**Data excerpts**
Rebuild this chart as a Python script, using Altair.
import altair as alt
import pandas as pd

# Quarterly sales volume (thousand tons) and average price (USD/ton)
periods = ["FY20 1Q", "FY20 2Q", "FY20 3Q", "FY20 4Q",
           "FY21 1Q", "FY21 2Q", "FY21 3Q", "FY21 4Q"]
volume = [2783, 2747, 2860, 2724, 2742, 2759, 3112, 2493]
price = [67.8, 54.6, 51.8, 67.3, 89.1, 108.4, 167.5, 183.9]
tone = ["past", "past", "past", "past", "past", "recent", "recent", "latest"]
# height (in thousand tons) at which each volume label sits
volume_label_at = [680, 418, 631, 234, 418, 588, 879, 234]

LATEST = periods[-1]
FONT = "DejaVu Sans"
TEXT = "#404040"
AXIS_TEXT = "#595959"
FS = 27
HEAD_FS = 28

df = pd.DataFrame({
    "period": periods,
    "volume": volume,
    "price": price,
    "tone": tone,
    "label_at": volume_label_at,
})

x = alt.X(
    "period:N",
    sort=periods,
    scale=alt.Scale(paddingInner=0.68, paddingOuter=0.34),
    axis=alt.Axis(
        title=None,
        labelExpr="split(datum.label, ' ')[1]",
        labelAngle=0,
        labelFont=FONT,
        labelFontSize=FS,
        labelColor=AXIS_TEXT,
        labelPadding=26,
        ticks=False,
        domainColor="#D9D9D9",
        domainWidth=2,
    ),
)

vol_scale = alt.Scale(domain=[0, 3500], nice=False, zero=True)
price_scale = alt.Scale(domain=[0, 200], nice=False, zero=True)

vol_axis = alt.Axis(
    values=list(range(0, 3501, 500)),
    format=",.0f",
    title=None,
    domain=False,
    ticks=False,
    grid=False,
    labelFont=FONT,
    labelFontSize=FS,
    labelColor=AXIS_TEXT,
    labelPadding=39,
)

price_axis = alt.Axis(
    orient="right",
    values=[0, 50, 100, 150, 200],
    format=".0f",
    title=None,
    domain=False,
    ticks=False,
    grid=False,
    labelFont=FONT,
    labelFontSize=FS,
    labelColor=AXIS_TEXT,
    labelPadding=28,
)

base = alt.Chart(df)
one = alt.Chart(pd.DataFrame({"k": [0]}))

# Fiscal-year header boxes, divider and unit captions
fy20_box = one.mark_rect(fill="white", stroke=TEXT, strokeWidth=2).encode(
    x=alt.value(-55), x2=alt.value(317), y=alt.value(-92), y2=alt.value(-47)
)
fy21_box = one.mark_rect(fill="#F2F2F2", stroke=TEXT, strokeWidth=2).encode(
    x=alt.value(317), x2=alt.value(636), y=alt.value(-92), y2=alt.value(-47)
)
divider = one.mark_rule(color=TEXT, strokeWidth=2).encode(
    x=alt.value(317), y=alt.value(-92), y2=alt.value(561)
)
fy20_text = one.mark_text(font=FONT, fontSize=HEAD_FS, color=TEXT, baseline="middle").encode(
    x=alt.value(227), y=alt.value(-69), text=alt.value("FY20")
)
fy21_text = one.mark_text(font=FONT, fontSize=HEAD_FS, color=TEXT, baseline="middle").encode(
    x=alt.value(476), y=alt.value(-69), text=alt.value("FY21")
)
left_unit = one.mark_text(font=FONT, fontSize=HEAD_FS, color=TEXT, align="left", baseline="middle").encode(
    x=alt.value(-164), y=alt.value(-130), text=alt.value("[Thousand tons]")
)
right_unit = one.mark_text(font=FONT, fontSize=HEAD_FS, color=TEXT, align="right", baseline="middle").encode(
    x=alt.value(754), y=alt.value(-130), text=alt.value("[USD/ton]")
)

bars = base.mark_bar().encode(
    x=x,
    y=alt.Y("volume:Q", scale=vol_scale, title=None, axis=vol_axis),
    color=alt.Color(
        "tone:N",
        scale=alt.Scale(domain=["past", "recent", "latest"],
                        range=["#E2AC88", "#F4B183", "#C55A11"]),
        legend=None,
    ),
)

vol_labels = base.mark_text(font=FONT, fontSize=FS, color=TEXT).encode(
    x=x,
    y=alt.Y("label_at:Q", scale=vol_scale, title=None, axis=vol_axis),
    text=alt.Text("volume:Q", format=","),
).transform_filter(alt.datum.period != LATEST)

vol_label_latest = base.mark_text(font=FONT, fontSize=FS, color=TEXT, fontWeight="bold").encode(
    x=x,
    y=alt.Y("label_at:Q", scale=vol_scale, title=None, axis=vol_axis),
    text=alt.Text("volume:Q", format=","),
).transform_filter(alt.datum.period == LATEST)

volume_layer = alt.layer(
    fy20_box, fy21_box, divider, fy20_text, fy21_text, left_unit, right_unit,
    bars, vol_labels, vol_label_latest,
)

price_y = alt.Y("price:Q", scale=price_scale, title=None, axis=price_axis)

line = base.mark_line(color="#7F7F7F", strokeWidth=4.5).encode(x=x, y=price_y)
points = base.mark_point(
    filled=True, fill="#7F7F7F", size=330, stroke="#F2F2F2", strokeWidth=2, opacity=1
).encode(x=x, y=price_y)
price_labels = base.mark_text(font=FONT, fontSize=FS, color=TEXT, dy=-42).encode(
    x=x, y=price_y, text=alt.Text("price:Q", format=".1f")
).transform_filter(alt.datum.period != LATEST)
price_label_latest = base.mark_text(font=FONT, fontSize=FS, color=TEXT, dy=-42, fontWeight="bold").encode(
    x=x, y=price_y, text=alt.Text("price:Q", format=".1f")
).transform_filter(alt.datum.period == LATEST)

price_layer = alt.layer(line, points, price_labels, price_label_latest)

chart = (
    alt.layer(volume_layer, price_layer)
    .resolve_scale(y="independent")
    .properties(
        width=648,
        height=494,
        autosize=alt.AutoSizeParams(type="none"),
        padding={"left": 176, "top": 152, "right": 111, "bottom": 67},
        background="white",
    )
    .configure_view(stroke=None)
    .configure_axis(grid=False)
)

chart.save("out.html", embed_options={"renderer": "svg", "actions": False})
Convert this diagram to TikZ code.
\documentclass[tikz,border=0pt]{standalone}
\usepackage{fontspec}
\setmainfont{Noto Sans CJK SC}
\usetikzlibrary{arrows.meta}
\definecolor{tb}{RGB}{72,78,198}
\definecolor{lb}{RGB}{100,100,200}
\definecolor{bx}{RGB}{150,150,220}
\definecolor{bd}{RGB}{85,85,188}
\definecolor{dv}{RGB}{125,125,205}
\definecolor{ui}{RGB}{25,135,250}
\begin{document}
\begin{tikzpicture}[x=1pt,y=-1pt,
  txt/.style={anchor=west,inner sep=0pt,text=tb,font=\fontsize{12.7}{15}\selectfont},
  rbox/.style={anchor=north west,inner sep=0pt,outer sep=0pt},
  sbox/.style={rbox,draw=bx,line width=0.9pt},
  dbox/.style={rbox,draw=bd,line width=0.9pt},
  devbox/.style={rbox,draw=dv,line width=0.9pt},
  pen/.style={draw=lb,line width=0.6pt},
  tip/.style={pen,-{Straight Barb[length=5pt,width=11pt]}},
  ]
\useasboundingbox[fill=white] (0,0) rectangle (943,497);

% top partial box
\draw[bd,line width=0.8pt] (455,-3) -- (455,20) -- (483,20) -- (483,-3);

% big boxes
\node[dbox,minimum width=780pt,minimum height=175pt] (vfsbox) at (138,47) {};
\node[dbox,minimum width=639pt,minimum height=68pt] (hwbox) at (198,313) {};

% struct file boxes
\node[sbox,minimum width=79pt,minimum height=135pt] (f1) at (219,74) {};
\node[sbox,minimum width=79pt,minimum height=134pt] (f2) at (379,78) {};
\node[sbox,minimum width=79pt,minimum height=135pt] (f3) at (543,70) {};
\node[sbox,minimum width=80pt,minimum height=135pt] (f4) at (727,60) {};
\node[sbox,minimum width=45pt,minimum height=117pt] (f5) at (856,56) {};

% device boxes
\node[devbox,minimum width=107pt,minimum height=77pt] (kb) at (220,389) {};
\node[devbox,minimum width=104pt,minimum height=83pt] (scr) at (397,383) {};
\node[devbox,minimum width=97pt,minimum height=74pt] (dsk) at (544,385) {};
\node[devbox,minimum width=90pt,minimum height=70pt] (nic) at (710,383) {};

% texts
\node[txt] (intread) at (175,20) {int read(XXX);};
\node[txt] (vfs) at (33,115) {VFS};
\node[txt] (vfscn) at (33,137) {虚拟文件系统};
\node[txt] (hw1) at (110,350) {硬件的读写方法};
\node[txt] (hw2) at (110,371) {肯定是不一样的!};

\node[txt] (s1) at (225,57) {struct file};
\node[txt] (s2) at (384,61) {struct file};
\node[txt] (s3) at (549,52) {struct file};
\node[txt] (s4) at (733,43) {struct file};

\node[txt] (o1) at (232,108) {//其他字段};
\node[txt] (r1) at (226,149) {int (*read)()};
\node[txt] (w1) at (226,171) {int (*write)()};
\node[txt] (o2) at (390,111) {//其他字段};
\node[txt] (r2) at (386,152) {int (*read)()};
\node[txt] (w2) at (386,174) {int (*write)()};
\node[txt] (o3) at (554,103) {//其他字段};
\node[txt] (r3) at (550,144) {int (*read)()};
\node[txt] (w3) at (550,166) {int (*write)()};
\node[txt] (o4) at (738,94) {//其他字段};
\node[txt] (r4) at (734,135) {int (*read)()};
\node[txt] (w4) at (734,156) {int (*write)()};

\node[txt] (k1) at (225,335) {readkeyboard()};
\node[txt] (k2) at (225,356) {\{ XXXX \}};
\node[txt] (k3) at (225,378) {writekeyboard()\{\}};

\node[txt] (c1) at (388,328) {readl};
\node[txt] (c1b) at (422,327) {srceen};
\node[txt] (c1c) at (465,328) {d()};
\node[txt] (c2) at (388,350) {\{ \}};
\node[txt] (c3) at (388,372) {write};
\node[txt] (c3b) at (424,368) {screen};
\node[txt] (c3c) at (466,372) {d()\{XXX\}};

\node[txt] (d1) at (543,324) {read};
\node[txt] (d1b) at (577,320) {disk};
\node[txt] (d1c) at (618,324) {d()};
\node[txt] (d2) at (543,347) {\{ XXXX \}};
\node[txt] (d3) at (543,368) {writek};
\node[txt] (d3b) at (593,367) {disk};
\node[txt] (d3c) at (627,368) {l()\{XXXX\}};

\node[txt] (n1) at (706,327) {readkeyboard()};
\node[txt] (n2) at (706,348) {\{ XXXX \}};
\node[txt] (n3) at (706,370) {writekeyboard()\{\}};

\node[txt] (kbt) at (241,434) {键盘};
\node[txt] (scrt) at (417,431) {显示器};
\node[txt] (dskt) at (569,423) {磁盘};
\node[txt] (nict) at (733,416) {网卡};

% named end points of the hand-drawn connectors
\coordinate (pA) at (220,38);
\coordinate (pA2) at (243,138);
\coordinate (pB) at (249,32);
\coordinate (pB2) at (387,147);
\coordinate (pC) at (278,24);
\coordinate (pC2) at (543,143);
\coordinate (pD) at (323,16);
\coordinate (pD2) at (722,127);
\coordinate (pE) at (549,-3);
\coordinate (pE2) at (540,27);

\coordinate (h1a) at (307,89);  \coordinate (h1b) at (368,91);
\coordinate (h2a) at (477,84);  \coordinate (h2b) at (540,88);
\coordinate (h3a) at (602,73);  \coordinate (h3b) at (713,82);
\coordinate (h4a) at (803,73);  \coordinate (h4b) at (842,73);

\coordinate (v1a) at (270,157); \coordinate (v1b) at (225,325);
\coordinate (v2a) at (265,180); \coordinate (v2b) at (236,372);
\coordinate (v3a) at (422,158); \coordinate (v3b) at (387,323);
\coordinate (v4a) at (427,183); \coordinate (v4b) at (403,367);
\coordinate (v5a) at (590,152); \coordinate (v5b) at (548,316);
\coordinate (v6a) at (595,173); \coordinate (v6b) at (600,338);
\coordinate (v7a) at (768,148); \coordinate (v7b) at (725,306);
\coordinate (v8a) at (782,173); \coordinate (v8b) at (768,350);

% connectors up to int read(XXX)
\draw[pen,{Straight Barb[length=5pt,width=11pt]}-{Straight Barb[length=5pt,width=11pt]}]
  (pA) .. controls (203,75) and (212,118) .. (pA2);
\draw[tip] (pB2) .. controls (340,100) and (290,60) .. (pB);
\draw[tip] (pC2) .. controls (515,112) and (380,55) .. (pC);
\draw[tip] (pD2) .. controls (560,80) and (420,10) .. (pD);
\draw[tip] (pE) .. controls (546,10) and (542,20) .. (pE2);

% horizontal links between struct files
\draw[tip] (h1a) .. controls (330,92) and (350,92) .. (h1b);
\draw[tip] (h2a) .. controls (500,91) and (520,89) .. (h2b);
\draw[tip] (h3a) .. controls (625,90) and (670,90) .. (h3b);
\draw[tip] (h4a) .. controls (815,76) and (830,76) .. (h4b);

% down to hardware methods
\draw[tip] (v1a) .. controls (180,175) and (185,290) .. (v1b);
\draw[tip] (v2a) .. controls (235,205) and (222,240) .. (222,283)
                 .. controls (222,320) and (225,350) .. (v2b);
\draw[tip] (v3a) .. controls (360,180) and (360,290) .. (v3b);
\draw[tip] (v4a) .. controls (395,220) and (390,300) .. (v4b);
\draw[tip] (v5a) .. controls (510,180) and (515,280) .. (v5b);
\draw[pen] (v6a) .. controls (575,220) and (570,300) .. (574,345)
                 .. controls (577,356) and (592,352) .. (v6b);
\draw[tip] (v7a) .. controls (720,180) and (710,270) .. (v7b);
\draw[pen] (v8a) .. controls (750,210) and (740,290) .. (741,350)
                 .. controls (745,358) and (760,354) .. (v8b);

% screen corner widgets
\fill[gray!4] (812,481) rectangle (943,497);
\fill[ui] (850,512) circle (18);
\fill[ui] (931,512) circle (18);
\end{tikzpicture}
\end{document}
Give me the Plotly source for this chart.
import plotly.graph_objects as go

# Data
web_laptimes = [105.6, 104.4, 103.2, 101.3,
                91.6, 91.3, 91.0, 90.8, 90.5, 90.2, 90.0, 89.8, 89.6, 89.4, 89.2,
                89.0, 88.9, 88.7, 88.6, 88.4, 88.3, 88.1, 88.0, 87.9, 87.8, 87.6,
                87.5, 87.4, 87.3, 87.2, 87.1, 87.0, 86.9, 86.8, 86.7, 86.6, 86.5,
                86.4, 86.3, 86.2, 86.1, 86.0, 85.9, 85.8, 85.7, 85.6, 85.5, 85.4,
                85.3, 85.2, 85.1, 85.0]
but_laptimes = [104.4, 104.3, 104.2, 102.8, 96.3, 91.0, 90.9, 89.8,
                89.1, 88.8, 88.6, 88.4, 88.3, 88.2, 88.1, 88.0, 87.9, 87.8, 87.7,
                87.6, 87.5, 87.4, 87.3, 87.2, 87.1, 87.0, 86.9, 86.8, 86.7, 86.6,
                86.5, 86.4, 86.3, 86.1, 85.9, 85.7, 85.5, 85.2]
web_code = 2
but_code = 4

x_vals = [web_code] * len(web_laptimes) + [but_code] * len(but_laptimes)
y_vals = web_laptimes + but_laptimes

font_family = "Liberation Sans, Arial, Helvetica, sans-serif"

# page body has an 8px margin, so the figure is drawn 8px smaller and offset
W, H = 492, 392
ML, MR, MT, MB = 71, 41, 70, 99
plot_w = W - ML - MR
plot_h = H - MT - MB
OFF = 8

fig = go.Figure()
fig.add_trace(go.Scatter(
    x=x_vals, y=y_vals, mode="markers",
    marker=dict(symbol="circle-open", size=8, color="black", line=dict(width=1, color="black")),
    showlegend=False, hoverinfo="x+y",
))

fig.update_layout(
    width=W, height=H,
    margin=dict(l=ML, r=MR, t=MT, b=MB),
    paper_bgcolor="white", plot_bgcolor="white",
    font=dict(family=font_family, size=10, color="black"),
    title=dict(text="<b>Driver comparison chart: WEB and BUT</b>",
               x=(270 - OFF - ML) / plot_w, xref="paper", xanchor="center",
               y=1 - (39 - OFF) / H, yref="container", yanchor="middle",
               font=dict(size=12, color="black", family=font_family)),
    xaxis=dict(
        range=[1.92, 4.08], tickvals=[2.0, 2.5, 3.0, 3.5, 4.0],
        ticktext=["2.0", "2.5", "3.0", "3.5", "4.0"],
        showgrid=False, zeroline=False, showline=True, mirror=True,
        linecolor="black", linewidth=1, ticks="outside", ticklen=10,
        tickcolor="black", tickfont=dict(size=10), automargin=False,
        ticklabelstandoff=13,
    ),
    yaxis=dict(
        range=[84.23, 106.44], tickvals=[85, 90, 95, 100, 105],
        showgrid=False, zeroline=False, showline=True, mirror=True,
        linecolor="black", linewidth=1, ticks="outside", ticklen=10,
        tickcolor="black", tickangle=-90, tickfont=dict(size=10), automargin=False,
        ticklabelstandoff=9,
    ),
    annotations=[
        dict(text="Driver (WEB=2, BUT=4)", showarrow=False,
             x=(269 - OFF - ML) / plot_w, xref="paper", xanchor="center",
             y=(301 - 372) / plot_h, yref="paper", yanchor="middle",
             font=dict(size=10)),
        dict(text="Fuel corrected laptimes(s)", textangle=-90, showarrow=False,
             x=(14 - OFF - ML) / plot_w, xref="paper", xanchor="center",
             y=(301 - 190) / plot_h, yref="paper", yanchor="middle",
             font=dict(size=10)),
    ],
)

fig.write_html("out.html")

**Exercise description**
Return, please, the lines of the data from the first through the line containing "import pandas as pd", both kept, exactly as they stand and nothing more.

**Reply**
Rebuild this chart as a Python script, using Altair.
import altair as alt
import pandas as pd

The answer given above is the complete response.